### Aim of the task
Reproduce all the lines exactly as they stand, apart from the pictures.

### Data extract
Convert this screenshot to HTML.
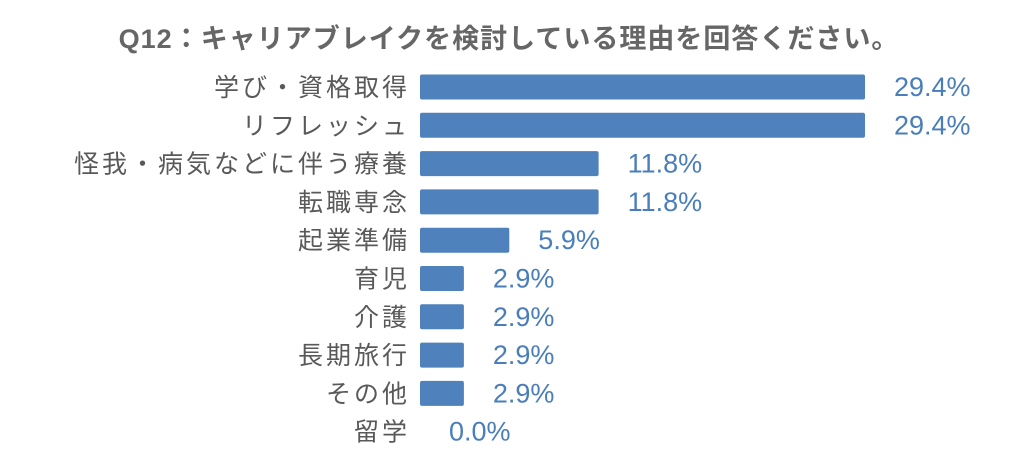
<!DOCTYPE html>
<html><head><meta charset="utf-8"><style>
body{margin:0;background:#fff;width:1024px;height:470px;overflow:hidden}
text{font-family:"Liberation Sans","Noto Sans CJK JP",sans-serif}
</style></head><body>
<svg id="chart" width="1024" height="470" xmlns="http://www.w3.org/2000/svg">
<text x="509" y="48" text-anchor="middle" font-size="27" letter-spacing="1" font-weight="bold" fill="#666">Q12：キャリアブレイクを検討している理由を回答ください。</text>
<g id="bars"></g>
</svg>
<script>
const categories=["学び・資格取得","リフレッシュ","怪我・病気などに伴う療養","転職専念","起業準備","育児","介護","長期旅行","その他","留学"];
const values=[29.4,29.4,11.8,11.8,5.9,2.9,2.9,2.9,2.9,0.0];
const valueLabels=["29.4%","29.4%","11.8%","11.8%","5.9%","2.9%","2.9%","2.9%","2.9%","0.0%"];
const x0=420, pxPer=445/29.4, y0=87, step=38.3, bh=25;
const xs=v=>x0+v*pxPer;
const ys=i=>y0+i*step;
const g=document.getElementById('bars');
const NS="http://www.w3.org/2000/svg";
categories.forEach((c,i)=>{
  const y=ys(i);
  const t=document.createElementNS(NS,'text');
  
  
  t.setAttribute('x',410);t.setAttribute('y',y+9);t.setAttribute('text-anchor','end');
  t.setAttribute('font-size','25');t.setAttribute('letter-spacing','3');t.setAttribute('fill','#595959');
  t.textContent=c;g.appendChild(t);
  const w=xs(values[i])-x0;
  if(w>0){
    const r=document.createElementNS(NS,'rect');
    
    
    r.setAttribute('x',x0);r.setAttribute('y',y-bh/2);r.setAttribute('width',w);r.setAttribute('height',bh);
    r.setAttribute('rx','2');r.setAttribute('fill','#4f81bd');g.appendChild(r);
  }
  const v=document.createElementNS(NS,'text');
  
  
  v.setAttribute('x',xs(values[i])+29);v.setAttribute('y',y+9);
  v.setAttribute('font-size','27');v.setAttribute('fill','#4a7ebb');
  v.textContent=valueLabels[i];g.appendChild(v);
});
</script>
</body></html>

### Response below
Convert this screenshot to HTML.
<!DOCTYPE html>
<html><head><meta charset="utf-8"><style>
body{margin:0;background:#fff;width:1024px;height:470px;overflow:hidden}
text{font-family:"Liberation Sans","Noto Sans CJK JP",sans-serif}
</style></head><body>
<svg id="chart" width="1024" height="470" xmlns="http://www.w3.org/2000/svg">
<text x="509" y="48" text-anchor="middle" font-size="27" letter-spacing="1" font-weight="bold" fill="#666">Q12：キャリアブレイクを検討している理由を回答ください。</text>
<g id="bars"></g>
</svg>
<script>
const categories=["学び・資格取得","リフレッシュ","怪我・病気などに伴う療養","転職専念","起業準備","育児","介護","長期旅行","その他","留学"];
const values=[29.4,29.4,11.8,11.8,5.9,2.9,2.9,2.9,2.9,0.0];
const valueLabels=["29.4%","29.4%","11.8%","11.8%","5.9%","2.9%","2.9%","2.9%","2.9%","0.0%"];
const x0=420, pxPer=445/29.4, y0=87, step=38.3, bh=25;
const xs=v=>x0+v*pxPer;
const ys=i=>y0+i*step;
const g=document.getElementById('bars');
const NS="http://www.w3.org/2000/svg";
categories.forEach((c,i)=>{
  const y=ys(i);
  const t=document.createElementNS(NS,'text');
  
  
  t.setAttribute('x',410);t.setAttribute('y',y+9);t.setAttribute('text-anchor','end');
  t.setAttribute('font-size','25');t.setAttribute('letter-spacing','3');t.setAttribute('fill','#595959');
  t.textContent=c;g.appendChild(t);
  const w=xs(values[i])-x0;
  if(w>0){
    const r=document.createElementNS(NS,'rect');
    
    
    r.setAttribute('x',x0);r.setAttribute('y',y-bh/2);r.setAttribute('width',w);r.setAttribute('height',bh);
    r.setAttribute('rx','2');r.setAttribute('fill','#4f81bd');g.appendChild(r);
  }
  const v=document.createElementNS(NS,'text');
  
  
  v.setAttribute('x',xs(values[i])+29);v.setAttribute('y',y+9);
  v.setAttribute('font-size','27');v.setAttribute('fill','#4a7ebb');
  v.textContent=valueLabels[i];g.appendChild(v);
});
</script>
</body></html>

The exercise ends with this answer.